This portrait of FDR seems so essential as it greets visitors to FDR's home. I wonder when and where it was located. Who was the painter? Was it Sara or FDR that had it commissioned, or was it a gift? Is that what happens when you become president? And FDR--what did he think, viewing the painting and seeing himself staring back. Calm, serene, presidential. This is who I was meant to be. My God, why must I have this to live up to every single day? Or, this is my duty, my commission, my hope, my potential, my destiny. Did this portrait and he have a sort of conversation between themselves?
Well, Franklin, another day.
Who’s visiting today?
Oh, just the king and queen of England.
There’s that sense of humor. How are you feeling about that?
Oh, well, the grandchildren are excited, and you know there is important work to be done.
Yes, what is on the agenda?
Oh for heaven’s sake, can’t I have my breakfast first? I have enough on my mind without needing to explain myself to inanimate caricatures of myself.

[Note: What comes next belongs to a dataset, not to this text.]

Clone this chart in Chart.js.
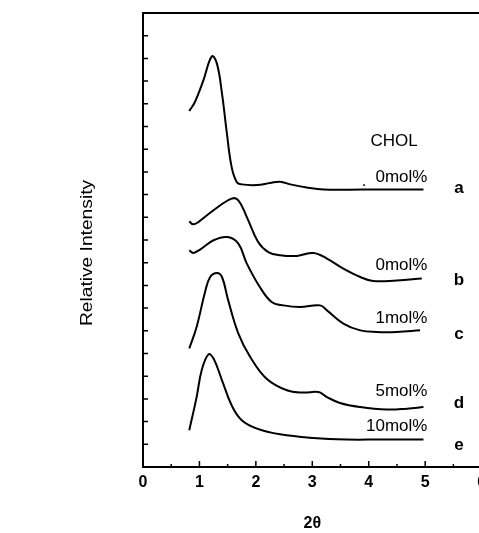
<!DOCTYPE html>
<html>
<head>
<meta charset="utf-8">
<script src="https://cdn.jsdelivr.net/npm/chart.js@4"></script>
<style>
  html, body { margin: 0; padding: 0; background: #fff; overflow: hidden; }
</style>
</head>
<body>
<main></main>
<script>
// SAXS-style intensity curves vs 2θ, stacked (CHOL series a–e)

const curveA_x = [0.82, 0.92, 1.07, 1.22, 1.31, 1.40, 1.48, 1.57, 1.66, 1.75, 2.02, 2.25, 2.43, 2.61, 2.90, 3.20, 3.90, 4.97];
const curveA_y = [15.68, 16.08, 17.03, 18.09, 17.77, 16.45, 14.83, 13.22, 12.56, 12.45, 12.42, 12.51, 12.57, 12.45, 12.31, 12.22, 12.22, 12.22];

const curveB_x = [0.82, 0.89, 0.98, 1.25, 1.57, 1.69, 1.84, 2.04, 2.22, 2.43, 2.73, 3.02, 3.26, 3.55, 3.85, 4.08, 4.50, 4.94];
const curveB_y = [10.82, 10.69, 10.79, 11.31, 11.82, 11.75, 11.01, 9.91, 9.47, 9.33, 9.30, 9.43, 9.18, 8.74, 8.37, 8.19, 8.22, 8.30];

const curveC_x = [0.82, 0.89, 1.01, 1.25, 1.50, 1.69, 1.84, 2.07, 2.28, 2.49, 2.78, 3.14, 3.26, 3.55, 3.85, 4.14, 4.50, 4.91];
const curveC_y = [9.55, 9.43, 9.58, 9.99, 10.13, 9.84, 8.96, 7.93, 7.27, 7.12, 7.05, 7.12, 6.90, 6.32, 6.02, 5.95, 5.95, 6.02];

const curveD_x = [0.82, 0.95, 1.10, 1.19, 1.31, 1.40, 1.51, 1.69, 1.90, 2.19, 2.55, 2.84, 3.11, 3.26, 3.49, 3.85, 4.32, 4.68, 4.97];
const curveD_y = [5.22, 6.17, 7.71, 8.37, 8.55, 8.37, 7.34, 5.88, 4.85, 3.89, 3.38, 3.28, 3.30, 3.08, 2.82, 2.64, 2.53, 2.57, 2.64];

const curveE_x = [0.82, 0.95, 1.04, 1.16, 1.25, 1.40, 1.57, 1.75, 2.02, 2.43, 3.02, 3.61, 4.20, 4.97];
const curveE_y = [1.62, 3.08, 4.26, 4.96, 4.78, 3.82, 2.72, 2.06, 1.69, 1.44, 1.28, 1.21, 1.21, 1.21];

const curveLetters = ['a', 'b', 'c', 'd', 'e'];
const concLabels = ['0mol%', '0mol%', '1mol%', '5mol%', '10mol%'];
const legendTitle = 'CHOL';
const xTickLabels = ['0', '1', '2', '3', '4', '5', '6'];
const xTitle = '2θ';
const yTitle = 'Relative Intensity';

document.addEventListener('DOMContentLoaded', function () {
    const main = document.querySelector('main');
    const canvas = document.createElement('canvas');
    canvas.width = 490;
    canvas.height = 533;
    canvas.style.cssText = 'display:block;';
    main.appendChild(canvas);

    const FONT = "'Liberation Sans', Arial, sans-serif";
    const toPts = (xs, ys) => xs.map((x, i) => ({ x: x, y: ys[i] }));
    const series = [
        toPts(curveA_x, curveA_y),
        toPts(curveB_x, curveB_y),
        toPts(curveC_x, curveC_y),
        toPts(curveD_x, curveD_y),
        toPts(curveE_x, curveE_y)
    ];

    // label placement in data units (x, y)
    const letterPos = [[5.60, 12.28], [5.60, 8.22], [5.60, 5.85], [5.60, 2.81], [5.60, 0.96]];
    const concPos = [[5.04, 12.76], [5.04, 8.89], [5.04, 6.55], [5.04, 3.33], [5.04, 1.79]];

    const framePlugin = {
        id: 'frame',
        afterDatasetsDraw(chart) {
            const { ctx, chartArea: a, scales } = chart;
            const xs = scales.x, ys = scales.y;
            ctx.save();
            ctx.strokeStyle = '#000';
            ctx.fillStyle = '#000';
            ctx.lineWidth = 2;
            ctx.strokeRect(a.left, a.top, a.right - a.left, a.bottom - a.top);

            // inward ticks
            ctx.lineWidth = 1.5;
            ctx.beginPath();
            for (let v = 1; v < 20; v++) {
                const y = ys.getPixelForValue(v);
                ctx.moveTo(a.left, y);
                ctx.lineTo(a.left + 5, y);
            }
            for (let v = 0.5; v < 6; v += 0.5) {
                const x = xs.getPixelForValue(v);
                const len = Number.isInteger(v) ? 6 : 3;
                ctx.moveTo(x, a.bottom);
                ctx.lineTo(x, a.bottom - len);
            }
            ctx.stroke();

            // x tick labels
            ctx.font = 'bold 16px ' + FONT;
            ctx.textAlign = 'center';
            ctx.textBaseline = 'middle';
            xTickLabels.forEach((t, i) => {
                ctx.fillText(t, xs.getPixelForValue(i), a.bottom + 16);
            });
            ctx.fillText(xTitle, (a.left + a.right) / 2, a.bottom + 57);

            // y title, stretched like the scan
            ctx.save();
            ctx.translate(88, (a.top + a.bottom) / 2 + 13);
            ctx.rotate(-Math.PI / 2);
            ctx.scale(1.2, 1);
            ctx.font = '16px ' + FONT;
            ctx.fillText(yTitle, 0, 0);
            ctx.restore();

            // curve annotations
            ctx.font = '17px ' + FONT;
            ctx.textAlign = 'center';
            ctx.fillText(legendTitle, xs.getPixelForValue(4.45), ys.getPixelForValue(14.35));
            ctx.textAlign = 'right';
            concLabels.forEach((t, i) => {
                ctx.fillText(t, xs.getPixelForValue(concPos[i][0]), ys.getPixelForValue(concPos[i][1]));
            });
            ctx.textAlign = 'center';
            ctx.fillText('.', xs.getPixelForValue(3.92), ys.getPixelForValue(12.6));
            ctx.font = 'bold 17px ' + FONT;
            curveLetters.forEach((t, i) => {
                ctx.fillText(t, xs.getPixelForValue(letterPos[i][0]), ys.getPixelForValue(letterPos[i][1]));
            });
            ctx.restore();
        }
    };

    new Chart(canvas, {
        type: 'scatter',
        data: {
            datasets: series.map((pts, i) => ({
                label: curveLetters[i],
                data: pts,
                showLine: true,
                borderColor: '#000',
                borderWidth: 2,
                pointRadius: 0,
                tension: 0.4,
                fill: false
            }))
        },
        options: {
            responsive: false,
            animation: false,
            devicePixelRatio: 1,
            layout: { padding: { left: 143, top: 13, right: 8.4, bottom: 66 } },
            plugins: { legend: { display: false }, tooltip: { enabled: false } },
            scales: {
                x: { type: 'linear', min: 0, max: 6, display: false },
                y: { type: 'linear', min: 0, max: 20, display: false }
            }
        },
        plugins: [framePlugin]
    });
});
</script>
</body>
</html>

Alright, Franklin. It’s all right.
Yes, it is, isn’t it.
That voice, reassuring. Illuminated with the morning glow and the artist’s genius, communicating the wisdom that could come only from the daily experiences of this man’s life, and yet encapsulated in this portrait. A life as a work of art.
I see it today, and wonder, “Who was he,” and am strangely still reassured by the man that was here, so long ago, and called it home.